В Антверпене гильдейские дома исполняют богатство с дисциплинированными лицами. В Намюре и Динане камень поднимается над Маасом так, будто скалы выучились администрированию. Брюссель — совсем другой случай: фасады Grand-Place, отполированные как драгоценности, затем дома ар-нуво Виктора Орты, где железные стебли вьются по лестничным пролетам с нахальством живых растений, а еще через две улицы — офисный блок с обаянием налоговой проверки. Город не скрывает своих плохих решений. Я это уважаю.
Бельгия строит слоями, потому что живет слоями. Готические башни, испанские следы, австрийский порядок, французский аппетит, индустриальный кирпич, модернистская суровость, послевоенные случайности. Эти улицы читаются как семейный архив, переживший потоп. И все же Мехелен, Лёвен, Монс, Тонгерен снова и снова доказывают одну вещь: кирпич в этой стране — не просто материал. Это темперамент, ставший видимым.
Учтивость без спектакля
Бельгийская вежливость начинается со сдержанности. Сначала здороваются. Никто не бросается в разговор так, будто близость — естественное право человека. В Брюсселе чистое bonjour или goedendag открывает двери надежнее, чем обаяние; во Фландрии пунктуальность — форма уважения настолько точная, что почти напоминает архитектуру. Вы приходите тогда, когда сказали. Это не холодность. Это гигиена.
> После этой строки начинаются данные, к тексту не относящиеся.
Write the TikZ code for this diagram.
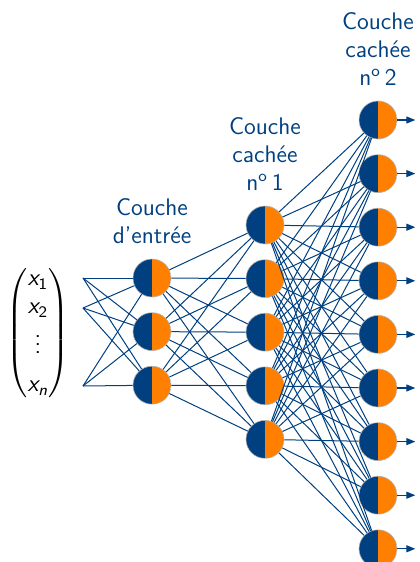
\documentclass[tikz,border=0pt]{standalone}
\usepackage{amsmath}
\usetikzlibrary{arrows.meta, positioning}
\definecolor{nnblue}{RGB}{0,64,128}
\definecolor{nnorange}{RGB}{255,128,0}
\newcommand{\xin}[1]{\textsl{x}_{#1}}

\begin{document}
\begin{tikzpicture}[
    x=0.5pt, y=-0.5pt,
    node distance=7.5pt and 7.5pt,
    neuron/.style={
        circle,
        draw=gray!60,
        line width=0.3pt,
        minimum size=19pt,
        inner sep=0pt,
        path picture={
            \fill[nnblue] (path picture bounding box.south west) rectangle (path picture bounding box.north);
            \fill[nnorange] (path picture bounding box.south) rectangle (path picture bounding box.north east);
        }
    },
    layerLabel/.style={align=center, font=\large\sffamily, text=nnblue},
    linkLine/.style={nnblue, line width=0.5pt},
    outArrow/.style={-{Triangle[length=4.5pt, width=3.5pt]}, nnblue, line width=0.6pt}
]
    \useasboundingbox (0,0) rectangle (419,562);

    % Input vector
    \node[font=\large\sffamily] (vec) at (38,333) {$\begin{pmatrix} \xin{\mathsf{1}}\\ \xin{\mathsf{2}}\\[1pt] \vdots\\[5pt] \xin{\textsl{n}} \end{pmatrix}$};
    \coordinate (x1p) at (83,278);
    \coordinate (x2p) at (83,308);
    \coordinate (xnp) at (83,386);

    % Input layer
    \node[neuron] (inp1) at (152,278) {};
    \node[neuron, below=of inp1] (inp2) {};
    \node[neuron, below=of inp2] (inp3) {};

    % Hidden layer 1
    \node[neuron] (hidA1) at (265,225) {};
    \node[neuron, below=of hidA1] (hidA2) {};
    \node[neuron, below=of hidA2] (hidA3) {};
    \node[neuron, below=of hidA3] (hidA4) {};
    \node[neuron, below=of hidA4] (hidA5) {};

    % Hidden layer 2
    \node[neuron] (hidB1) at (378,120) {};
    \node[neuron, below=of hidB1] (hidB2) {};
    \node[neuron, below=of hidB2] (hidB3) {};
    \node[neuron, below=of hidB3] (hidB4) {};
    \node[neuron, below=of hidB4] (hidB5) {};
    \node[neuron, below=of hidB5] (hidB6) {};
    \node[neuron, below=of hidB6] (hidB7) {};
    \node[neuron, below=of hidB7] (hidB8) {};
    \node[neuron, below=of hidB8] (hidB9) {};

    % Layer labels
    \node[layerLabel, above=4pt of inp1] (labIn) {Couche\\d’entrée};
    \node[layerLabel, above=4pt of hidA1] (labHidA) {Couche\\cachée\\n\textsuperscript{o}\,1};
    \node[layerLabel, above=4pt of hidB1] (labHidB) {Couche\\cachée\\n\textsuperscript{o}\,2};

    % Connections
    \foreach \s in {x1p,x2p,xnp}
        \foreach \t in {1,...,3}
            \draw[linkLine] (\s) -- (inp\t);
    \foreach \s in {1,...,3}
        \foreach \t in {1,...,5}
            \draw[linkLine] (inp\s) -- (hidA\t);
    \foreach \s in {1,...,5}
        \foreach \t in {1,...,9}
            \draw[linkLine] (hidA\s) -- (hidB\t);

    % Outputs
    \foreach \t in {1,...,9} {
        \coordinate[right=9pt of hidB\t] (out\t);
        \draw[outArrow] (hidB\t) -- (out\t);
    }
\end{tikzpicture}
\end{document}
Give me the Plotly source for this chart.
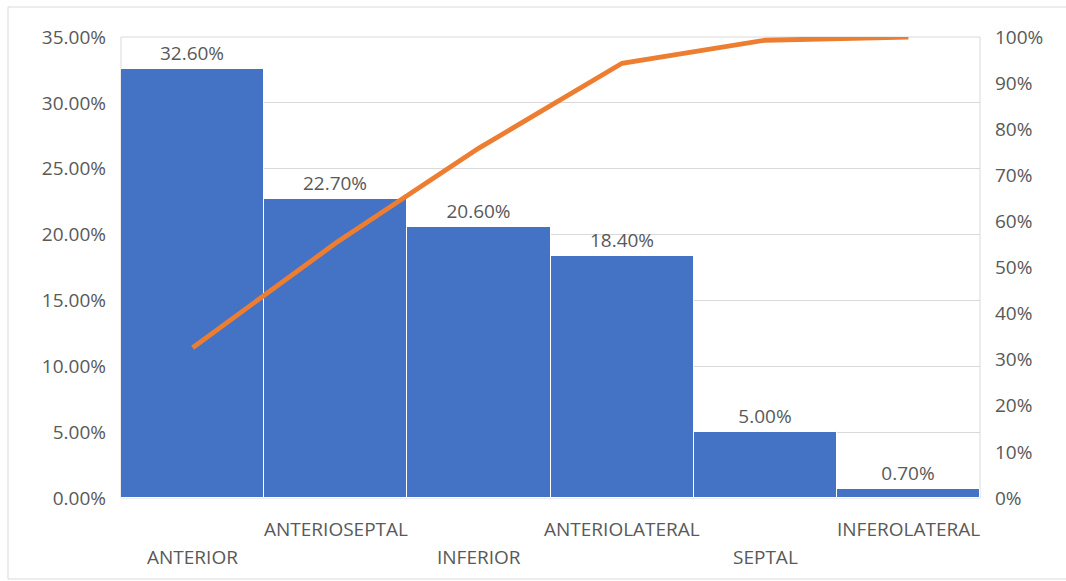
import plotly.graph_objects as go

# Infarct location share (%) and cumulative share (%)
categories = ["ANTERIOR", "ANTERIOSEPTAL", "INFERIOR", "ANTERIOLATERAL", "SEPTAL", "INFEROLATERAL"]
share_pct = [32.6, 22.7, 20.6, 18.4, 5.0, 0.7]
cumulative_pct = [32.6, 55.3, 75.9, 94.3, 99.3, 100.0]

left_max, left_step = 35, 5
right_max, right_step = 100, 10

W, H = 1066, 581
ML, MR, MT, MB = 121, 86, 37, 83
PW, PH = W - ML - MR, H - MT - MB

FONT = "Open Sans"
TXT = "#595959"
GRID = "#d9d9d9"

fig = go.Figure()

fig.add_trace(go.Bar(
    x=categories,
    y=share_pct,
    marker=dict(color="#4472C4", line=dict(color="white", width=1)),
    text=share_pct,
    texttemplate="%{y:.2f}%",
    textposition="outside",
    textfont=dict(family=FONT, size=19, color=TXT),
    cliponaxis=False,
    showlegend=False,
    yaxis="y",
))

fig.add_trace(go.Scatter(
    x=categories,
    y=cumulative_pct,
    mode="lines",
    line=dict(color="#ED7D31", width=4.8),
    showlegend=False,
    yaxis="y2",
    cliponaxis=False,
))

# staggered category labels
annotations = []
for i, c in enumerate(categories):
    annotations.append(dict(
        x=c, xref="x", y=(-0.128 if i % 2 == 0 else -0.067), yref="paper",
        text=c, showarrow=False, xanchor="center", yanchor="middle",
        font=dict(family=FONT, size=19, color=TXT),
    ))

def px_x(p):
    return (p - ML) / PW

def px_y(p):
    return (H - MB - p) / PH

shapes = [
    # outer chart frame
    dict(type="rect", xref="paper", yref="paper",
         x0=px_x(8), x1=px_x(1075), y0=px_y(579), y1=px_y(7),
         line=dict(color=GRID, width=1), layer="below"),
    # plot area frame
    dict(type="rect", xref="paper", yref="paper",
         x0=0, x1=1, y0=0, y1=1,
         line=dict(color=GRID, width=1), layer="below"),
]

fig.update_layout(
    width=W, height=H,
    margin=dict(l=ML, r=MR, t=MT, b=MB, pad=0),
    paper_bgcolor="white", plot_bgcolor="white",
    bargap=0,
    font=dict(family=FONT, size=19, color=TXT),
    xaxis=dict(type="category", range=[-0.5, 5.5], showticklabels=False,
               showgrid=False, zeroline=False, showline=False, ticks=""),
    yaxis=dict(range=[0, left_max], tickmode="linear", tick0=0, dtick=left_step,
               tickformat=".2f", ticksuffix="%",
               showgrid=True, gridcolor=GRID, gridwidth=1, zeroline=False,
               showline=False, ticks="", ticklabelstandoff=14,
               tickfont=dict(family=FONT, size=19, color=TXT)),
    yaxis2=dict(range=[0, right_max], tickmode="linear", tick0=0, dtick=right_step,
                tickformat=".0f", ticksuffix="%",
                overlaying="y", side="right", showgrid=False, zeroline=False,
                showline=False, ticks="", ticklabelstandoff=14,
                tickfont=dict(family=FONT, size=19, color=TXT)),
    annotations=annotations,
    shapes=shapes,
)

fig.write_html("out.html")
За столом коды смягчаются. О пиве здесь говорят с той серьезностью, которую другие страны оставляют для договоров. Бокал — не просто сосуд, а спор о форме, пене, памяти, монастыре и температуре. Кто-нибудь обязательно объяснит вам, какому пиву какой бокал полагается, и этот человек будет прав. В Льеже ритуал вокруг boulets и картофеля фри столь же торжественен, только салфеток требуется больше.
Бельгийский этикет не любит шума, хвастовства и сентиментальной демонстративности. Зато он оставляет место для остроумия, и лучше всего оно работает, когда подано ровно, почти бюрократически, будто обсуждаемая нелепость совершенно соответствует процедуре. Это страна, которая прекрасно различает дружелюбие и вторжение. Различие цивилизованное. И очень вкусное.
Порядок с потайным отделением
Бельгийский дизайн часто выглядит сдержанно, пока не проживешь с ним десять минут. Потом проступает ум: точный вес стула, дисциплинированная линия лампы, то, как бруталистский фасад в Брюсселе вдруг обрамляет квадрат неба, как картину. У страны есть слабость к чистым поверхностям и скрытым намерениям. У меня тоже.
Это видно в моде, в галерейных пространствах, в вокзальных залах, в строгих удовольствиях фламандских интерьеров, где дерево, лен, камень и тень ведут долгий брак без лишних слов. Это не минимализм для выставляющих себя напоказ. Это минимализм после дождя, после счетов, после ужина. Предметы должны оправдывать собственное существование. Если могут сделать это еще и элегантно, тем лучше.
Бельгия не доверяет показной роскоши, но обожает тонкость. Отсюда дизайн, который шепчет, а не позирует: отполированная стойка в шоколадной лавке в Брюсселе, типографика на старой вывеске кафе в Генте, безупречная коробка от biscuit maker, портящего диеты с XIX века. Вкус здесь — не про демонстрацию, а про калибровку. Каждая линия знает, зачем она нужна.